From mboxrd@z Thu Jan  1 00:00:00 1970
From: David Daney <ddaney@caviumnetworks.com>
Subject: Irq architecture for multi-core network driver.
Date: Thu, 22 Oct 2009 14:40:27 -0700
Message-ID: <4AE0D14B.1070307@caviumnetworks.com>
Mime-Version: 1.0
Content-Type: text/plain; charset=ISO-8859-1; format=flowed
Content-Transfer-Encoding: 7bit
Cc: linux-mips <linux-mips@linux-mips.org>
To: netdev@vger.kernel.org,
	Linux Kernel Mailing List <linux-kernel@vger.kernel.org>
Return-path: <linux-kernel-owner+glk-linux-kernel-3=40m.gmane.org-S1756810AbZJVVlF@vger.kernel.org>
Sender: linux-kernel-owner@vger.kernel.org
List-Id: netdev.vger.kernel.org

My network controller is part of a multicore SOC family[1] with up to 32 
cpu cores.

The the packets-ready signal from the network controller can trigger
an interrupt on any or all cpus and is configurable on a per cpu basis.

If more than one cpu has the interrupt enabled, they would all get the
interrupt, so if a single packet were to be ready, all cpus could be
interrupted and try to process it.  The kernel interrupt management
functions don't seem to give me a good way to manage the interrupts.
More on this later.

My current approach is to add a NAPI instance for each cpu.  I start
with the interrupt enabled on a single cpu, when the interrupt
triggers, I mask the interrupt on that cpu and schedule the
napi_poll.  When the napi_poll function is entered, I look at the
packet backlog and if it is above a threshold , I enable the interrupt
on an additional cpu.  The process then iterates until the number of cpu
running the napi_poll function can maintain the backlog under the
threshold.  This all seems to work fairly well.

The main problem I have encountered is how to fit the interrupt
management into the kernel framework.  Currently the interrupt source
is connected to a single irq number.  I request_irq, and then manage
the masking and unmasking on a per cpu basis by directly manipulating
the interrupt controller's affinity/routing registers.  This goes
behind the back of all the kernel's standard interrupt management
routines.  I am looking for a better approach.
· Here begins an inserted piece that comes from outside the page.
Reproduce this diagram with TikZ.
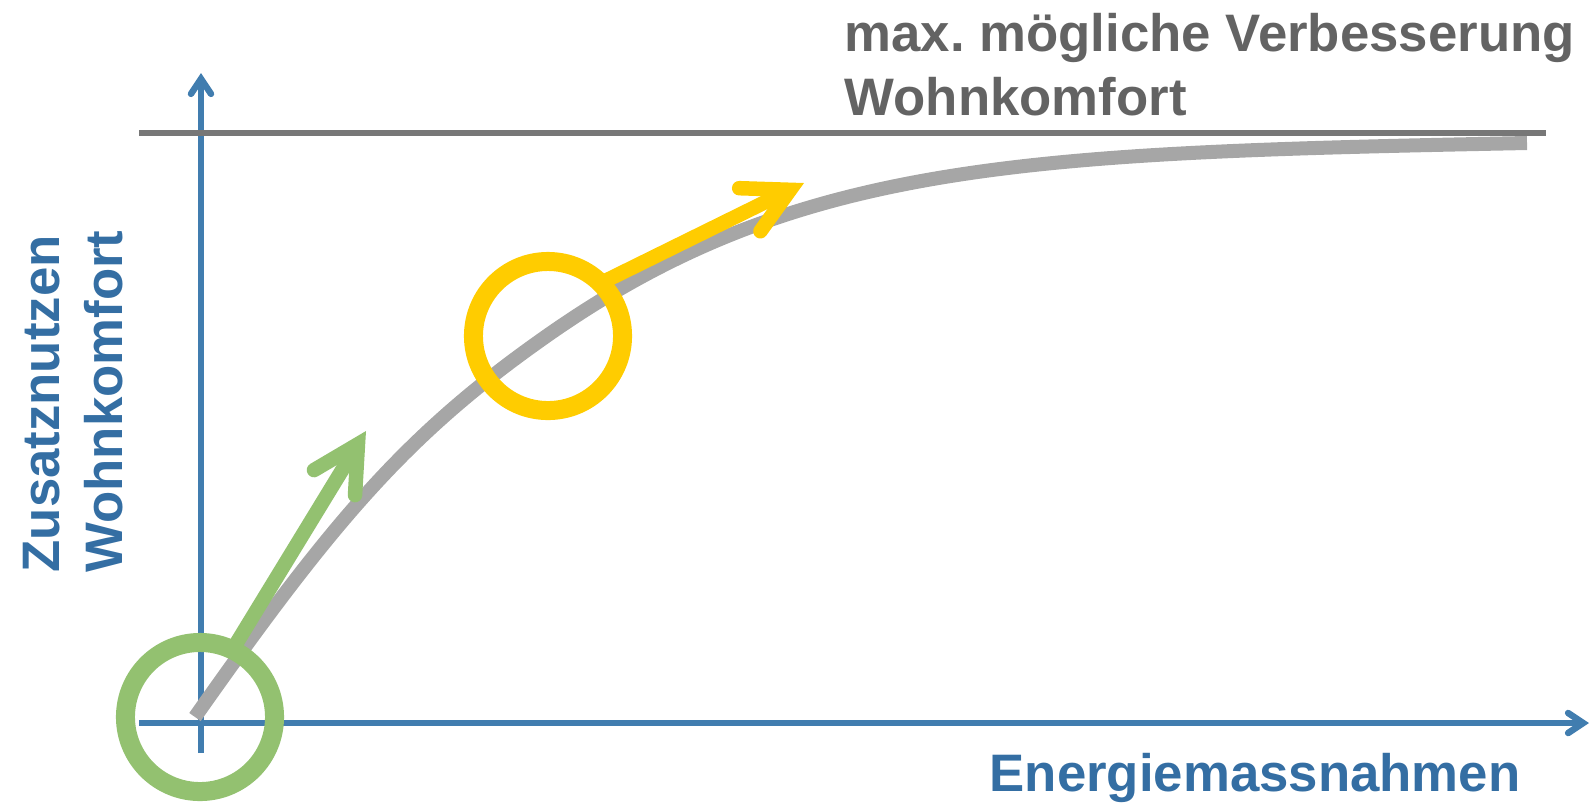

One thing that comes to mind is that I could assign a different
interrupt number per cpu to the interrupt signal.  So instead of
having one irq I would have 32 of them.  The driver would then do
request_irq for all 32 irqs, and could call enable_irq and disable_irq
to enable and disable them.  The problem with this is that there isn't
really a single packets-ready signal, but instead 16 of them.  So If I
go this route I would have 16(lines) x 32(cpus) = 512 interrupt
numbers just for the networking hardware, which seems a bit excessive.

A second possibility is to add something like:

int irq_add_affinity(unsigned int irq, cpumask_t cpumask);

int irq_remove_affinity(unsigned int irq, cpumask_t cpumask);

These would atomically add and remove cpus from an irq's affinity.
This is essentially what my current driver does, but it would be with
a new officially blessed kernel interface.

Any opinions about the best way forward are most welcome.

Thanks,
David Daney

[1]: See: arch/mips/cavium-octeon and drivers/staging/octeon.  Yes the 
staging driver is ugly, I am working to improve it.